The Girls creator and star has kept her name in the news with her Monday appearance on Marc Maron's WTF podcast in which she renewed her support for Woody Allen's daughter, Dylan Farrow, in no uncertain terms.
Said Dunham: "In the latest Woody Allen debate, I'm decidedly pro-Dylan Farrow and decidedly disgusted with Woody Allen's behaviour."
But this isn't the first time that Dunham has weighed in on Farrow's claims that her iconic filmmaker father sexually abused her when she was seven years old.
In early February, shortly after Farrow penned her open letter restating her assertions for The New York Times, Dunham jumped on Twitter to take the side of Dylan, who was adopted by Allen and his ex-partner Mia Farrow.
Tweeted Dunham at the time: "Most victims NEVER speak up. Most never feel they can. These are not stories we tell for fun, attention or revenge."
Which is more or less where Dunham picked up the story on Monday. During the lengthy interview, Dunham expressed perplexity at people looking for clues to Allen's alleged depravity by revisiting his films.
"For me, when people go through his work and comb through it for references to child molestation, that's not the f–g point," she told Maron.
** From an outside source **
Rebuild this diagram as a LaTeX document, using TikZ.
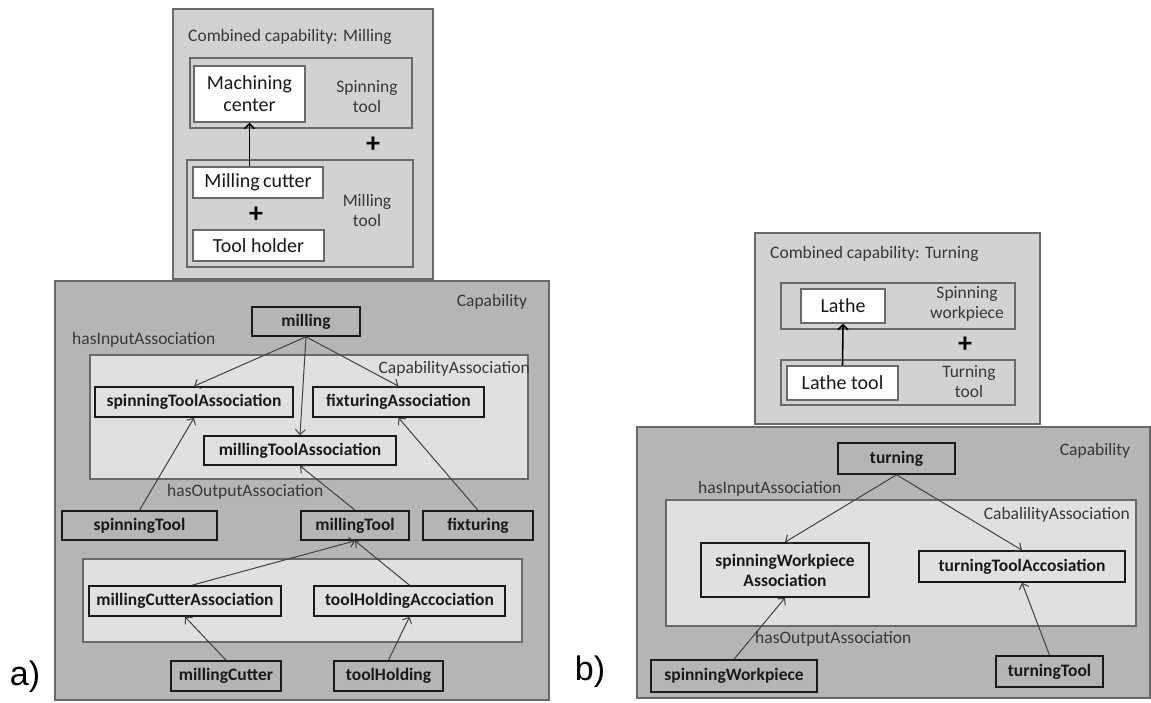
\documentclass[tikz,border=0pt]{standalone}
\usepackage{fontspec}
\setmainfont{Carlito}
\newfontfamily\arialfont{Liberation Sans}
\usetikzlibrary{arrows.meta}
\definecolor{capgray}{RGB}{181,181,181}
\definecolor{combgray}{RGB}{210,210,210}
\definecolor{assocgray}{RGB}{224,224,224}
\definecolor{edgegray}{RGB}{105,105,105}
\definecolor{txtgray}{RGB}{55,55,55}
\tikzset{
    capbox/.style={fill=capgray, draw=edgegray, line width=1.4pt},
    combbox/.style={fill=combgray, draw=edgegray, line width=1.4pt},
    assocbox/.style={fill=assocgray, draw=edgegray, line width=1.2pt},
    item/.style={draw=black!90, line width=1.6pt, inner sep=0pt, align=center,
        font=\fontsize{17.5}{20}\selectfont\bfseries, text=black!90},
    part/.style={fill=white, draw=edgegray, line width=1.2pt, inner sep=0pt,
        align=center, font=\fontsize{20}{22}\selectfont, text=black!90},
    lbl/.style={inner sep=0pt, font=\fontsize{17.5}{20}\selectfont, text=txtgray, align=center},
    plus/.style={inner sep=0pt, font=\fontsize{28}{28}\selectfont\bfseries},
    tag/.style={inner sep=0pt, font=\fontsize{34}{36}\selectfont\arialfont},
    link/.style={-{Straight Barb[length=5pt,width=10pt]}, draw=black!75, line width=1pt},
    uses/.style={-{Straight Barb[length=5pt,width=10pt]}, draw=black, line width=1.6pt}
}
\begin{document}
\begin{tikzpicture}[x=1pt, y=-1pt]
    \useasboundingbox (0,0) rectangle (1151,702);
    % a) milling
    \draw[combbox] (173,9) rectangle (433,279);
    \draw[combbox] (190,58) rectangle (412,128);
    \draw[combbox] (187,160) rectangle (413,267);
    \node[lbl, anchor=west] (combA) at (188,37) {Combined capability: Milling};
    \node[part, minimum width=111pt, minimum height=56pt] (center) at (249.5,94) {Machining\\center};
    \node[part, minimum width=130pt, minimum height=31pt] (cutter) at (258,182.5) {Milling\,cutter};
    \node[part, minimum width=131pt, minimum height=31pt] (holder) at (258.5,245.5) {Tool holder};
    \node[lbl] (spinT) at (367,97) {Spinning\\tool};
    \node[lbl] (millT) at (367,210.5) {Milling\\tool};
    \node[plus] (plusA) at (373,145) {+};
    \node[plus] (plusB) at (256,215) {+};
    \draw[uses] (cutter.north -| center.south) -- (center.south);

    \draw[capbox] (55,281) rectangle (549,700);
    \draw[assocbox] (90,355) rectangle (528,479);
    \draw[assocbox] (83,559) rectangle (522,642);
    \node[lbl] (capA) at (492,302) {Capability};
    \node[lbl, anchor=west] (inA) at (72,340) {hasInputAssociation};
    \node[lbl, anchor=east] (assA) at (530,369) {CapabilityAssociation};
    \node[lbl, anchor=west] (outA) at (167,492) {hasOutputAssociation};
    \node[item, minimum width=108pt, minimum height=29pt] (milling) at (306,321.5) {milling};
    \node[item, minimum width=198pt, minimum height=30pt] (sTA) at (194,402) {spinningToolAssociation};
    \node[item, minimum width=171pt, minimum height=30pt] (fxA) at (398.5,402) {fixturingAssociation};
    \node[item, minimum width=192pt, minimum height=29pt] (mTA) at (300,450.5) {millingToolAssociation};
    \node[item, minimum width=155pt, minimum height=29pt] (sTool) at (139.5,525.5) {spinningTool};
    \node[item, minimum width=108pt, minimum height=29pt] (mTool) at (355,525.5) {millingTool};
    \node[item, minimum width=110pt, minimum height=29pt] (fixt) at (478,525.5) {fixturing};
    \node[item, minimum width=192pt, minimum height=30pt] (mCA) at (185,601) {millingCutterAssociation};
    \node[item, minimum width=191pt, minimum height=30pt] (tHA) at (409.5,601) {toolHoldingAccociation};
    \node[item, minimum width=110pt, minimum height=30pt] (mCut) at (226,676) {millingCutter};
    \node[item, minimum width=109pt, minimum height=30pt] (tHold) at (388.5,676) {toolHolding};
    \draw[link] (milling.south) -- (sTA.north);
    \draw[link] (milling.south) -- (mTA.north);
    \draw[link] (milling.south) -- (fxA.north);
    \draw[link] (sTool.north) -- (sTA.south);
    \draw[link] (mTool.north) -- (mTA.south);
    \draw[link] (fixt.north) -- (fxA.south);
    \draw[link] ([xshift=7pt]mCA.north) -- (mTool.south);
    \draw[link] (tHA.north) -- (mTool.south);
    \draw[link] (mCut.north) -- (mCA.south);
    \draw[link] (tHold.north) -- (tHA.south);
    \node[tag] (tagA) at (25,677) {a)};

    % b) turning
    \draw[combbox] (755,233) rectangle (1040,424);
    \draw[combbox] (781,283) rectangle (1015,329);
    \draw[combbox] (781,360) rectangle (1015,405);
    \node[lbl, anchor=west] (combB) at (770,254) {Combined capability: Turning};
    \node[part, minimum width=84pt, minimum height=34pt] (lathe) at (843,306) {Lathe};
    \node[part, minimum width=111pt, minimum height=34pt] (ltool) at (842.5,383) {Lathe tool};
    \node[lbl] (spinW) at (967,304) {Spinning\\workpiece};
    \node[lbl] (turnT) at (969,381.5) {Turning\\tool};
    \node[plus] (plusC) at (965,345) {+};
    \draw[uses] (ltool.north) -- (lathe.south);

    \draw[capbox] (637,427) rectangle (1150,698);
    \draw[assocbox] (666,500) rectangle (1136,626);
    \node[lbl] (capB) at (1095,451) {Capability};
    \node[lbl, anchor=west] (inB) at (698,489) {hasInputAssociation};
    \node[lbl, anchor=east] (assB) at (1130,515) {CabalilityAssociation};
    \node[lbl, anchor=west] (outB) at (755,639) {hasOutputAssociation};
    \node[item, minimum width=117pt, minimum height=31pt] (turning) at (896.5,458.5) {turning};
    \node[item, minimum width=168pt, minimum height=54pt] (sWA) at (785,570) {spinningWorkpiece\\Association};
    \node[item, minimum width=206pt, minimum height=31pt] (tTA) at (1022,566.5) {turningToolAccosiation};
    \node[item, minimum width=166pt, minimum height=32pt] (sWork) at (734,676) {spinningWorkpiece};
    \node[item, minimum width=107pt, minimum height=31pt] (tTool) at (1049.5,671.5) {turningTool};
    \draw[link] (turning.south) -- (sWA.north);
    \draw[link] (turning.south) -- (tTA.north);
    \draw[link] (sWork.north) -- (sWA.south);
    \draw[link] (tTool.north) -- (tTA.south);
    \node[tag] (tagB) at (590,672) {b)};
\end{tikzpicture}
\end{document}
At one point in the discussion, Maron offered up the suggestion that, "Bad people have done amazing things."
Dunham's response: "It's totally true. People who really believe Woody Allen is guilty have not felt comfortable saying that because they're so afraid to lose their connection to his work."
Weirdly, Dunham seemed to take both sides of the Allen debate during the interview and suggested the public remain open-minded.
"I feel like people need to understand that you can hold two positions in your mind," she said. "You can know that someone's made work that's meaningful to you and also know that they have most likely molested their daughter."
And since she was already on a roll, Dunham added: "I was so unimpressed by people's inability to think in less binary ways and to just experience the ambiguity that life is constantly offering up."
But the big question, of course, was whether or not Dunham herself was a fan of the films written and directed by the four-time Oscar-winner, most recently nominated for his screenplay for Blue Jasmine.
"I haven't wanted to watch his movies for a long time," she said. "Partially because of who I think he is and partially because I think they got really bad."
And that's today's totally unbiased opinion from Lena Dunham.